Don't include pictures. Quote the lines below from the first through the line that contains "24.73, 26.97, 29.1];".

--- START OF INFORMATION SHOWN ---

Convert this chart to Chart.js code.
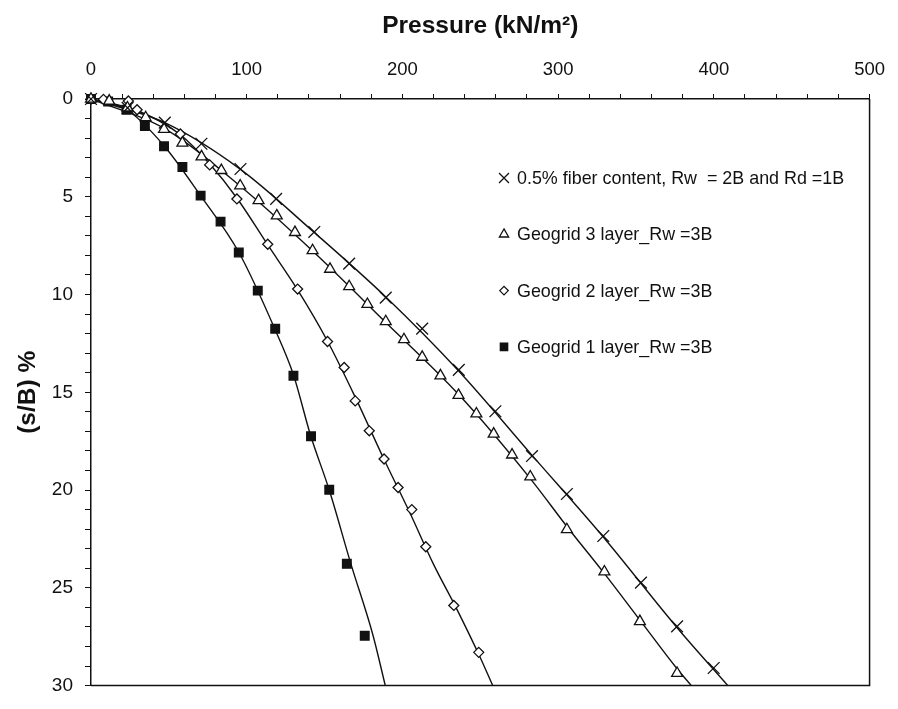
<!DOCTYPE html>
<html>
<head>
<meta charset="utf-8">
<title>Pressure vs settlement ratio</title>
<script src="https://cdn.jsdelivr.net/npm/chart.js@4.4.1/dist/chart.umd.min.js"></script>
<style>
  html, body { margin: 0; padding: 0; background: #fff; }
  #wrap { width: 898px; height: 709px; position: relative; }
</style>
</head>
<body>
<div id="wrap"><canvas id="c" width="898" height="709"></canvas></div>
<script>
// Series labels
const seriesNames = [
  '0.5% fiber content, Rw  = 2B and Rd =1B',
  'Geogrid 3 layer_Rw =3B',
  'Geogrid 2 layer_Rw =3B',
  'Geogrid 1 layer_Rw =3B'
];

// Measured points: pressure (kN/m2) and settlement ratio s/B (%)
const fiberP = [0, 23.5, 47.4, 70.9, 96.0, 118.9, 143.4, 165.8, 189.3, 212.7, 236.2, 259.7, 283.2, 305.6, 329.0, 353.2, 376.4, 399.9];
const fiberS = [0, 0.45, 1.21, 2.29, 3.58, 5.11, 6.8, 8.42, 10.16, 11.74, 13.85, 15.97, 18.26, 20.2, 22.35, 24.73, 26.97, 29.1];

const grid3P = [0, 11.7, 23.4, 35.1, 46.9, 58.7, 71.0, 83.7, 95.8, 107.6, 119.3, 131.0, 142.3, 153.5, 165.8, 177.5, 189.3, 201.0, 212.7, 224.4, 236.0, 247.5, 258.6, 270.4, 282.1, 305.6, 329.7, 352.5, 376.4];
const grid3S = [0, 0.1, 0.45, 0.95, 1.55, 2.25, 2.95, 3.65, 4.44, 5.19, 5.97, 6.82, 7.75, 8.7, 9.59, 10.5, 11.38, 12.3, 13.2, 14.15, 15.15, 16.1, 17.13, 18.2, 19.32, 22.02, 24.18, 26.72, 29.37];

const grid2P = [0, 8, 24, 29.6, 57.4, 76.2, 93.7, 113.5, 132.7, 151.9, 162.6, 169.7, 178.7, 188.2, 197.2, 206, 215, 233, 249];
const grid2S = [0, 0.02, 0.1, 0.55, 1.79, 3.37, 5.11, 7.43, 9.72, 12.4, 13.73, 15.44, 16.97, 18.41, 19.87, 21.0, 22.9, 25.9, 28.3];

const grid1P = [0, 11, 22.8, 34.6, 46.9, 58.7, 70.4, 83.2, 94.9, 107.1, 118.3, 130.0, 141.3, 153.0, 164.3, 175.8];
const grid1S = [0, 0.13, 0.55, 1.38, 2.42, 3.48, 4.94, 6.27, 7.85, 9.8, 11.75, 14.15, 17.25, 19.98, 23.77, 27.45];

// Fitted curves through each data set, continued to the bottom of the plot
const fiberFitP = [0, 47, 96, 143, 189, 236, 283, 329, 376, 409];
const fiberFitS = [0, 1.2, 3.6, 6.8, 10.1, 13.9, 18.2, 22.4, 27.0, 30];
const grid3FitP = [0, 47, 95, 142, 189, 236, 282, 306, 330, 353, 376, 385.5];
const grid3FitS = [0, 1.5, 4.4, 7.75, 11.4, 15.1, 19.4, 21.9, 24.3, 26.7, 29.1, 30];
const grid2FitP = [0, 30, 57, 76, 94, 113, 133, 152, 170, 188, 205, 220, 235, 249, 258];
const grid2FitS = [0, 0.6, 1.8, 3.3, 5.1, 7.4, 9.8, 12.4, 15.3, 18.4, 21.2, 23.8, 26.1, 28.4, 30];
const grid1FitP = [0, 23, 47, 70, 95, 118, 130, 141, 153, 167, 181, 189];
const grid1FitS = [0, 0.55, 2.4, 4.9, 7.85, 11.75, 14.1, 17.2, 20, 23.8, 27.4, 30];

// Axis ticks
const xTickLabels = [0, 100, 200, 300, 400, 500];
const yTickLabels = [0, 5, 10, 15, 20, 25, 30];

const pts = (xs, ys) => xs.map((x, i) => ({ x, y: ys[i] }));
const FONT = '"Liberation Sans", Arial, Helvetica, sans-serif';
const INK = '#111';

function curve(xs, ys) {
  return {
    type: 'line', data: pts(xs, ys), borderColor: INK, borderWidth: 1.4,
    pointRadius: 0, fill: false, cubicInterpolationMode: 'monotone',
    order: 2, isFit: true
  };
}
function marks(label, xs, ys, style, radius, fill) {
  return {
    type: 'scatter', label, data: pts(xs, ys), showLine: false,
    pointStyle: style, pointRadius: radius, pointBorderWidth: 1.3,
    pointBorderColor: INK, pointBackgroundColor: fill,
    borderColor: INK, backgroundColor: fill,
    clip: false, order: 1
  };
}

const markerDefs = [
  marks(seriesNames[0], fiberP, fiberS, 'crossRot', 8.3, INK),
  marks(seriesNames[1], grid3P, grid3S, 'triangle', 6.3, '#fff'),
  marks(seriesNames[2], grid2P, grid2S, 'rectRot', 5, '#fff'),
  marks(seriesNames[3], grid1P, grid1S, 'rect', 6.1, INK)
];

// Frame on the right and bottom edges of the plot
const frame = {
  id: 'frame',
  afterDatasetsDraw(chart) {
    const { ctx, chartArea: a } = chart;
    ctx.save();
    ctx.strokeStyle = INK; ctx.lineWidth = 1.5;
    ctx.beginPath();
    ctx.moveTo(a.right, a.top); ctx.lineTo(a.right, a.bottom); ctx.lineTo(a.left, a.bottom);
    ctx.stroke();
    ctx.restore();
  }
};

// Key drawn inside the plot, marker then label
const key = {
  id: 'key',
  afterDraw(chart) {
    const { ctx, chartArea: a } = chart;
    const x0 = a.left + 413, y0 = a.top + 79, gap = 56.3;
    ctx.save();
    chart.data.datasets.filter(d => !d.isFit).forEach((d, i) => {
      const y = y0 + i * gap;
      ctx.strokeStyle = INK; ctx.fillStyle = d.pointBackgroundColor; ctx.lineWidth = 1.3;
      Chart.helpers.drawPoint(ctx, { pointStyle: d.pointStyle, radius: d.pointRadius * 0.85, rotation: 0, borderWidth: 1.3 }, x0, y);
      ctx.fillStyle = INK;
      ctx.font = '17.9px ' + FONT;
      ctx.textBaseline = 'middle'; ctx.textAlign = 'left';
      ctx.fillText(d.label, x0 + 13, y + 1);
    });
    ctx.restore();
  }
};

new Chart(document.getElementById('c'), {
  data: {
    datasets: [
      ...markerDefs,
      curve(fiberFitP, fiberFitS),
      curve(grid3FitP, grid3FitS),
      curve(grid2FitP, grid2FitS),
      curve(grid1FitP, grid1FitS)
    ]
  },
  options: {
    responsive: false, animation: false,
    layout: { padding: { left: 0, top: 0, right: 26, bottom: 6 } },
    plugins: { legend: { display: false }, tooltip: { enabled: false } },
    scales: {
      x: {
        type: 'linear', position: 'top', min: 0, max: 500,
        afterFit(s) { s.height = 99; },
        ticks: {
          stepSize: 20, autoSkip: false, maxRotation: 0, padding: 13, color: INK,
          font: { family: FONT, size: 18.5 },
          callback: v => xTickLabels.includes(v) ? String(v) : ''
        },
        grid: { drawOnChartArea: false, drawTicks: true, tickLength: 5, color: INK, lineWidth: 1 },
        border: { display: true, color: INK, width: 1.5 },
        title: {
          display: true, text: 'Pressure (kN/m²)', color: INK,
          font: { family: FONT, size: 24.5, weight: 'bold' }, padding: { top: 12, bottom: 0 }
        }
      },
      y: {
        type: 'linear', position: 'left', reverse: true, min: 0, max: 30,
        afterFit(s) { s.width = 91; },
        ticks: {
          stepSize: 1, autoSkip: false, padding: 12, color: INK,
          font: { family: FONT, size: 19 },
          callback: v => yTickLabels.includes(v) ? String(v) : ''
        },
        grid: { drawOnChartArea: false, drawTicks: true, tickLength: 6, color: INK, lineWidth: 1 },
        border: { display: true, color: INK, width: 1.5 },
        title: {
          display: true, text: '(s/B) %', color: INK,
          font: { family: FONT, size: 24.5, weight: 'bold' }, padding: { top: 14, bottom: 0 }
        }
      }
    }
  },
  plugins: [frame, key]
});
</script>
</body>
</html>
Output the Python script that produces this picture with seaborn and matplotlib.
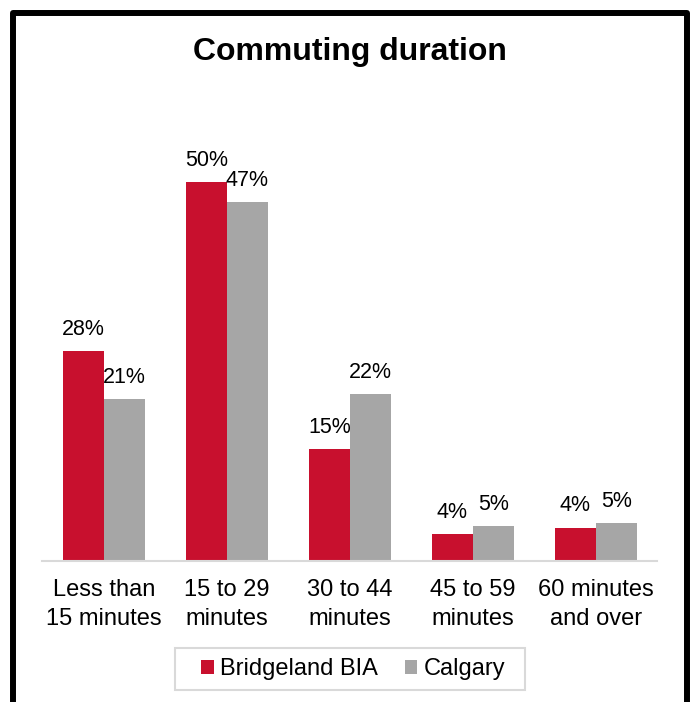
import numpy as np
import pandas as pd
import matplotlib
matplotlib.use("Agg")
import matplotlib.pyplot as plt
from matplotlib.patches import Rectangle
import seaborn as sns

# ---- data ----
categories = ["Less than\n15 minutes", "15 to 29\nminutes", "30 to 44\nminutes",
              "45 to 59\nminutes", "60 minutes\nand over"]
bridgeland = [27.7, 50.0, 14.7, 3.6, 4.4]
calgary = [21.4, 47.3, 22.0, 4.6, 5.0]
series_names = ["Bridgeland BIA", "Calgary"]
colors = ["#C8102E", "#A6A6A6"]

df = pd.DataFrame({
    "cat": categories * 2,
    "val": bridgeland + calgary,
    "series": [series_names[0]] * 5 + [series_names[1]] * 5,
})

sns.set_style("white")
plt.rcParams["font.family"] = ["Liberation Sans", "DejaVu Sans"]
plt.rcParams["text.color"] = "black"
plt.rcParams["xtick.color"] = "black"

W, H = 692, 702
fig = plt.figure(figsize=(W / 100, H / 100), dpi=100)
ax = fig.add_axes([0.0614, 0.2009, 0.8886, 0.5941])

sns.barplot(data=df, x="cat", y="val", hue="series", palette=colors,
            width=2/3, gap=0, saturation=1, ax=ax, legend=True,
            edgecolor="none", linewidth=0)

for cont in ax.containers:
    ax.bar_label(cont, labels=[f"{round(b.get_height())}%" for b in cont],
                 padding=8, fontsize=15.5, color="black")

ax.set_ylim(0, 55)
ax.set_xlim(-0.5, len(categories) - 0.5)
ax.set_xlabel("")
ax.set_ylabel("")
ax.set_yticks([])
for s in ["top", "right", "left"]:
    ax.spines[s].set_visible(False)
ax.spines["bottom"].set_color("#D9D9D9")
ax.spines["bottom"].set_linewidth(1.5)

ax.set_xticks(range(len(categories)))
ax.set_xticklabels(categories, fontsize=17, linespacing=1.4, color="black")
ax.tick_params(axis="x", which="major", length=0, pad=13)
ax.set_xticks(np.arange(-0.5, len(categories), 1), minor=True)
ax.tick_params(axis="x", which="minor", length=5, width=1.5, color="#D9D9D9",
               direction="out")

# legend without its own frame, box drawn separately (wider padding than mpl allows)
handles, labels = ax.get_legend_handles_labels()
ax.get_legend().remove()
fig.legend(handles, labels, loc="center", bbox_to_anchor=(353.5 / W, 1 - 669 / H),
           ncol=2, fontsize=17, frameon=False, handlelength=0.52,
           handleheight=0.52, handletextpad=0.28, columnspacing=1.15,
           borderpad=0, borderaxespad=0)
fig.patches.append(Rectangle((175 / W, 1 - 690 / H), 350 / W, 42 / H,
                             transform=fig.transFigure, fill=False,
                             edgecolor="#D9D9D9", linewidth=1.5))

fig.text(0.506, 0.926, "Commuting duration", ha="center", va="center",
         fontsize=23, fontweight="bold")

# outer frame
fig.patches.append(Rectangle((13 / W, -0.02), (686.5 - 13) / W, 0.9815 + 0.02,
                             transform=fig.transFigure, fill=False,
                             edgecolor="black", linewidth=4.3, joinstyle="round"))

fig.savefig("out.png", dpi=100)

--- END OF INFORMATION SHOWN ---

→ **SOLUTION**
Convert this chart to Chart.js code.
<!DOCTYPE html>
<html>
<head>
<meta charset="utf-8">
<title>Pressure vs settlement ratio</title>
<script src="https://cdn.jsdelivr.net/npm/chart.js@4.4.1/dist/chart.umd.min.js"></script>
<style>
  html, body { margin: 0; padding: 0; background: #fff; }
  #wrap { width: 898px; height: 709px; position: relative; }
</style>
</head>
<body>
<div id="wrap"><canvas id="c" width="898" height="709"></canvas></div>
<script>
// Series labels
const seriesNames = [
  '0.5% fiber content, Rw  = 2B and Rd =1B',
  'Geogrid 3 layer_Rw =3B',
  'Geogrid 2 layer_Rw =3B',
  'Geogrid 1 layer_Rw =3B'
];

// Measured points: pressure (kN/m2) and settlement ratio s/B (%)
const fiberP = [0, 23.5, 47.4, 70.9, 96.0, 118.9, 143.4, 165.8, 189.3, 212.7, 236.2, 259.7, 283.2, 305.6, 329.0, 353.2, 376.4, 399.9];
const fiberS = [0, 0.45, 1.21, 2.29, 3.58, 5.11, 6.8, 8.42, 10.16, 11.74, 13.85, 15.97, 18.26, 20.2, 22.35, 24.73, 26.97, 29.1];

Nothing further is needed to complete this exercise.